In this context, Total’s 2009 adjusted net income was 10.9 B$, a decrease of 47% compared to 2008. The Group’s results for the year were among the most resilient of the major oils. In the fourth quarter, thanks to a 6% increase in Upstream production, higher oil prices and Downstream results that remained slightly positive despite very weak refining margins, adjusted net income rose to 3.1 B$, an increase of 15% compared to the third quarter. 

With its strong balance sheet and financial flexibility, Total has been able to continue its investment program and dividend policy in 2009, while keeping its net-debt-to-equity ratio, in line with its objectives, at 27% at the end of December 2009. 

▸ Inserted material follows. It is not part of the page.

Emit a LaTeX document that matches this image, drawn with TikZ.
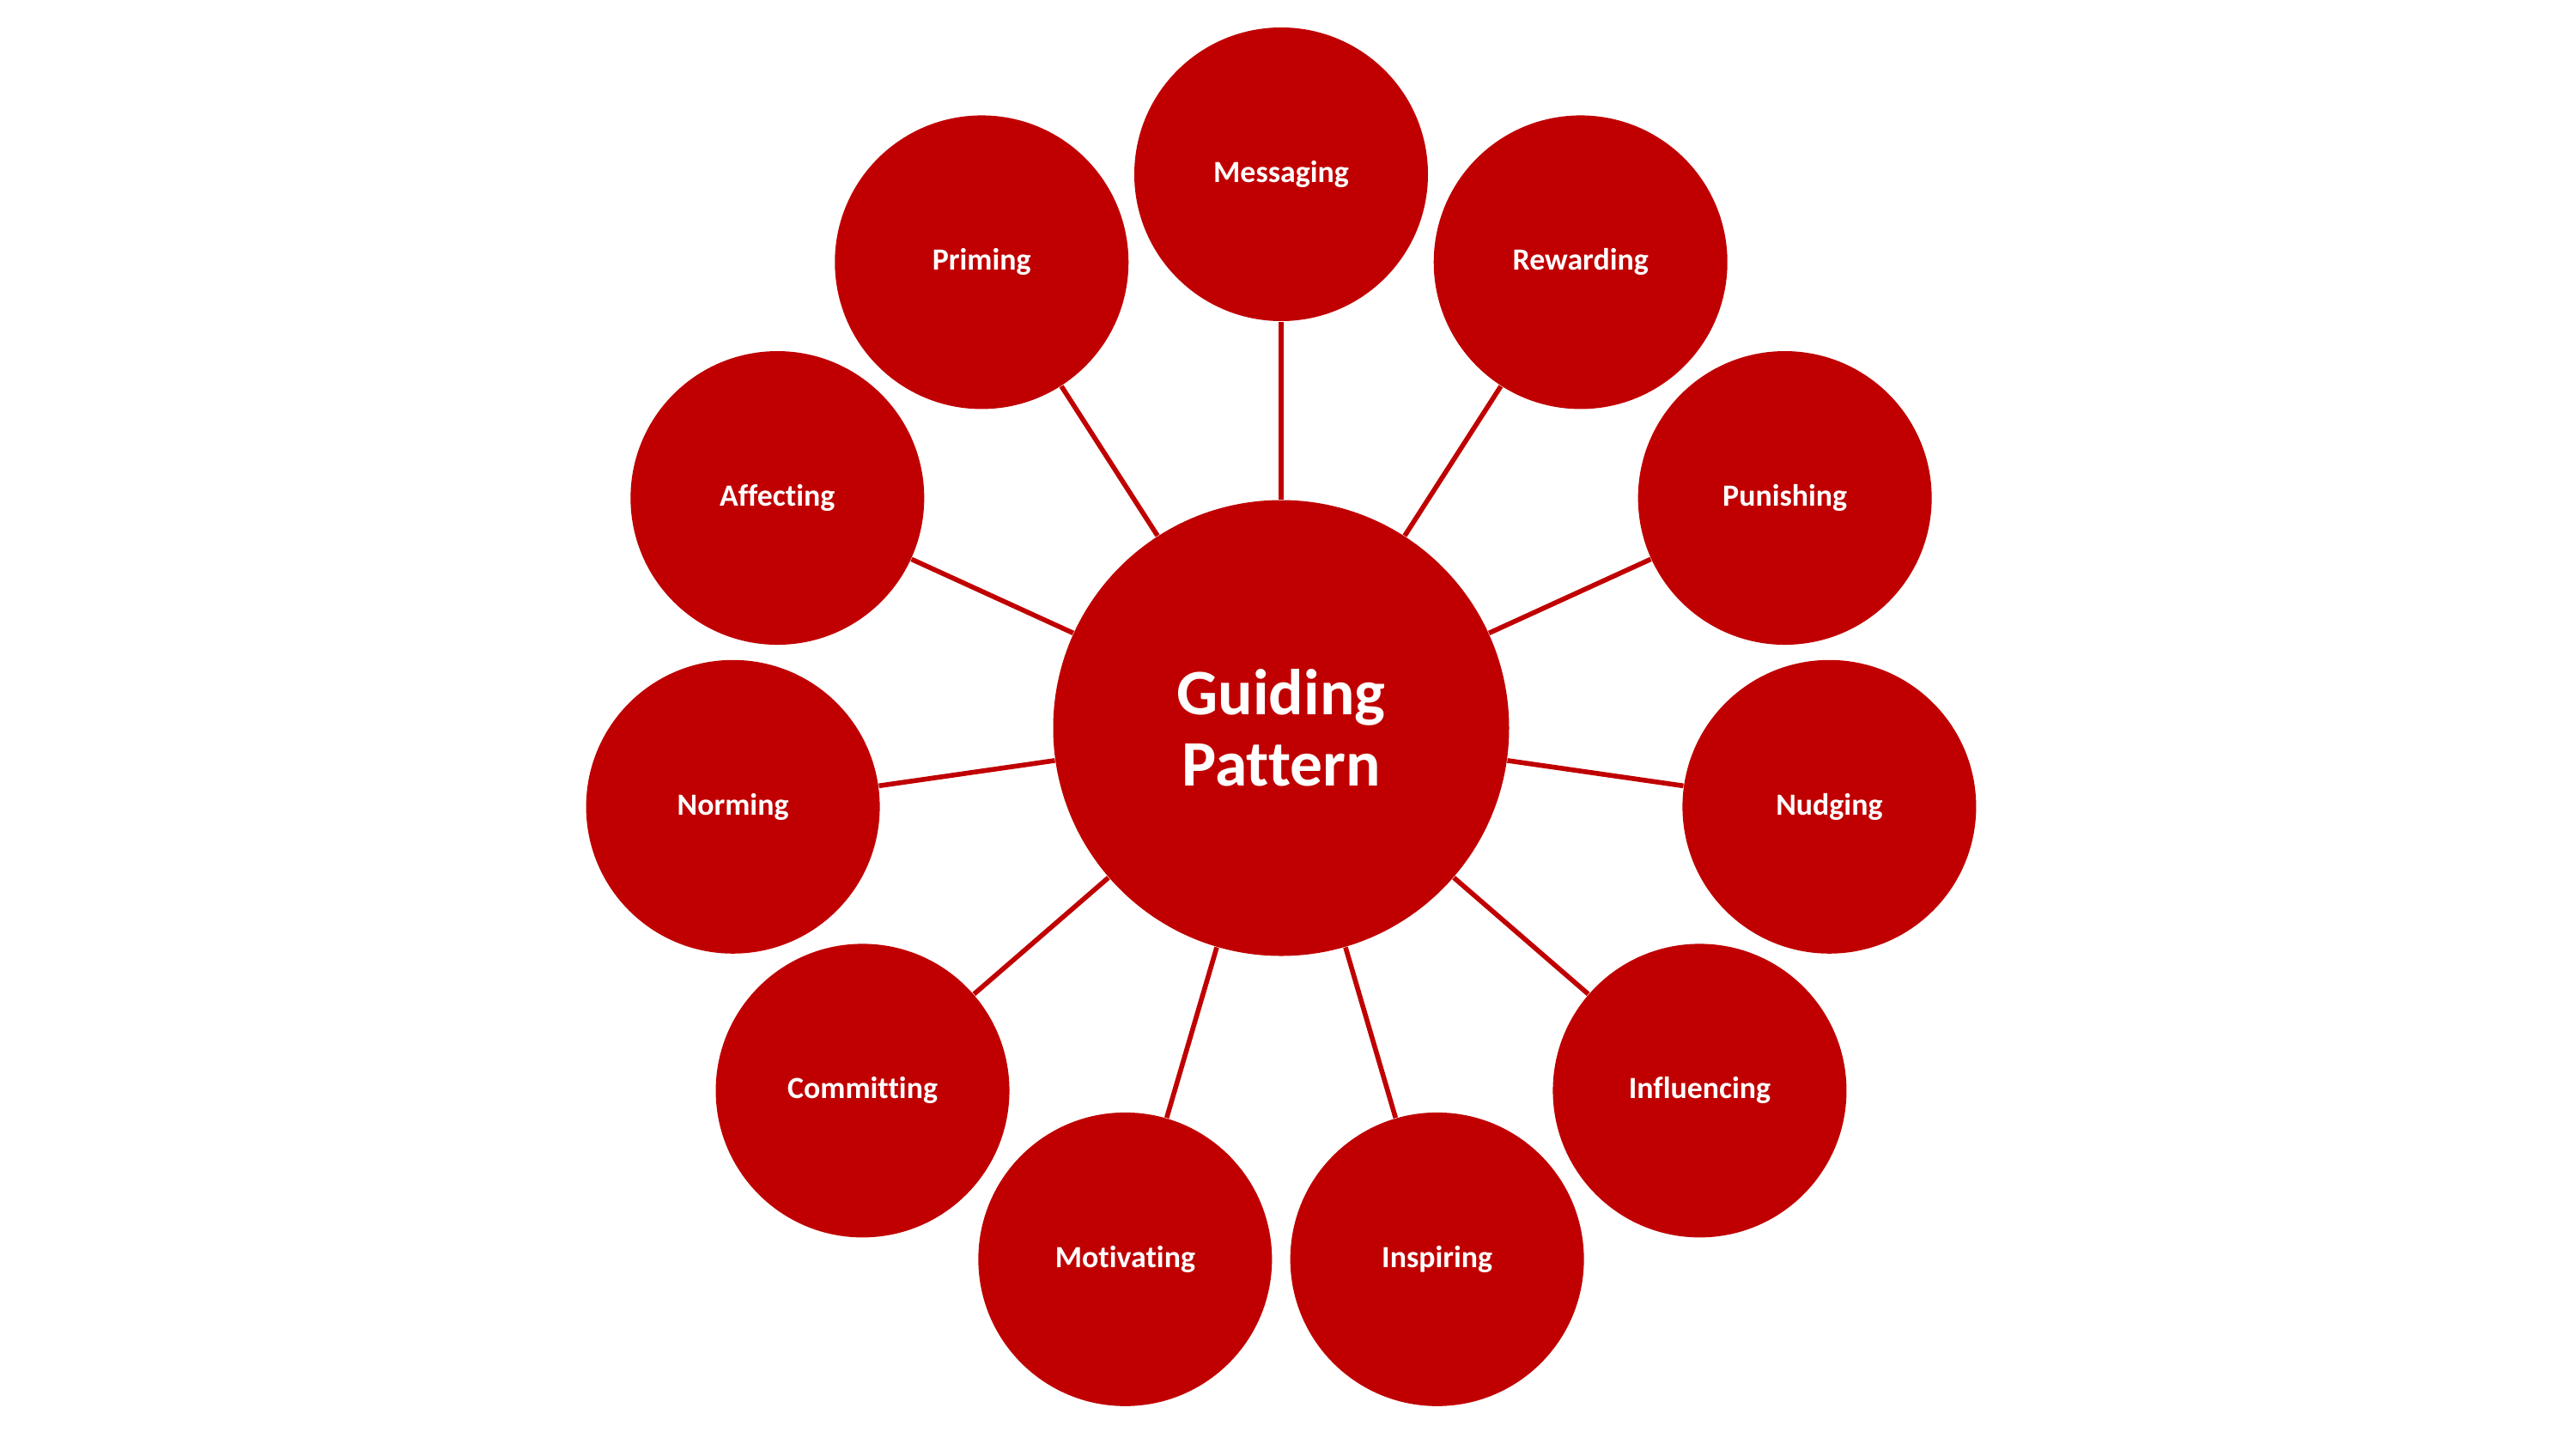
\documentclass[tikz,border=0pt]{standalone}
\usepackage{fontspec}
\setmainfont[Ligatures={NoCommon}]{Carlito}
\definecolor{guidered}{RGB}{192,0,0}

\begin{document}
\begin{tikzpicture}[
  hub/.style={circle,fill=guidered,minimum size=5.31cm,inner sep=0pt,text=white,
    font=\fontsize{21.5}{23.5}\selectfont\bfseries,align=center},
  leaf/.style={circle,fill=guidered,minimum size=3.42cm,inner sep=0pt,text=white,
    font=\fontsize{10.2}{12}\selectfont\bfseries},
  spoke/.style={guidered,line width=1.6pt}
]
  \useasboundingbox (-14.92,-8.40) rectangle (15.08,8.48);
  \node[hub] (gp) at (0,0) {Guiding\\Pattern};
  \node[leaf] (msg) at (90:6.45) {Messaging};
  \node[leaf] (rew) at (57.27:6.45) {Rewarding};
  \node[leaf] (pun) at (24.55:6.45) {Punishing};
  \node[leaf] (nud) at (-8.18:6.45) {Nudging};
  \node[leaf] (inf) at (-40.91:6.45) {Influencing};
  \node[leaf] (ins) at (-73.64:6.45) {Inspiring};
  \node[leaf] (mot) at (-106.36:6.45) {Motivating};
  \node[leaf] (com) at (-139.09:6.45) {Committing};
  \node[leaf] (nor) at (-171.82:6.45) {Norming};
  \node[leaf] (aff) at (155.45:6.45) {Affecting};
  \node[leaf] (pri) at (122.73:6.45) {Priming};
  \foreach \n in {msg,rew,pun,nud,inf,ins,mot,com,nor,aff,pri}
    \draw[spoke] (gp)--(\n);
\end{tikzpicture}
\end{document}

In the Upstream, in 2009 five major projects started production in Nigeria, the Gulf of Mexico, Angola, Qatar and Yemen. The Group also approved the investment to launch the Surmont Phase II project in Canada, and, to further strengthen its portfolio, entered into a number of joint ventures, notably with Chesapeake and Cobalt in the United States, Novatek in Russia, and Sonatrach in Algeria. These additions were made within the framework of the company’s strict financial criteria. In addition, cost reduction plans launched in late 2008 led to an 8% reduction in operating costs and allowed the company to maintain its technical costs at 15.4 $/boe, the same level as in 2008. 

The Downstream and Chemicals segments continued to implement plans to adapt to the particularly difficult conditions they faced in 2009 that included reducing capacity to restore profitability to these activities in an environment undergoing profound transformation. The measures taken in the modernization of the refining and petrochemicals site at Normandy demonstrate the Group’s will to be socially responsible as it adapts its industrial operations to structural changes in the market. 

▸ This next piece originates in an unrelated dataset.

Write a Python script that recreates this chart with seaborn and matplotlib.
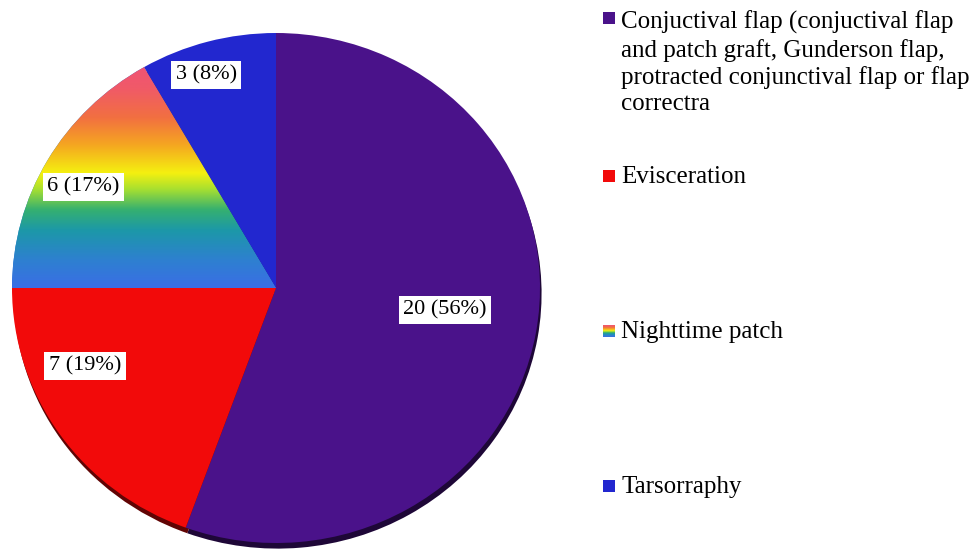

In addition, outlays for research and development rose to 650 million euros in 2009, an increase of 6% compared to 2008. In particular, this allowed the Group to start up this year the pilot project for CO2 capture and storage at Lacq, which illustrates its commitment to the fight against global climate change. 

In reaffirming the priority of safety and the environment and by building on its investment discipline, its high-quality portfolio and its recognized expertise, Total is confident in its ability to pursue its strategy of profitable and responsible growth to create value for all of its stakeholders.”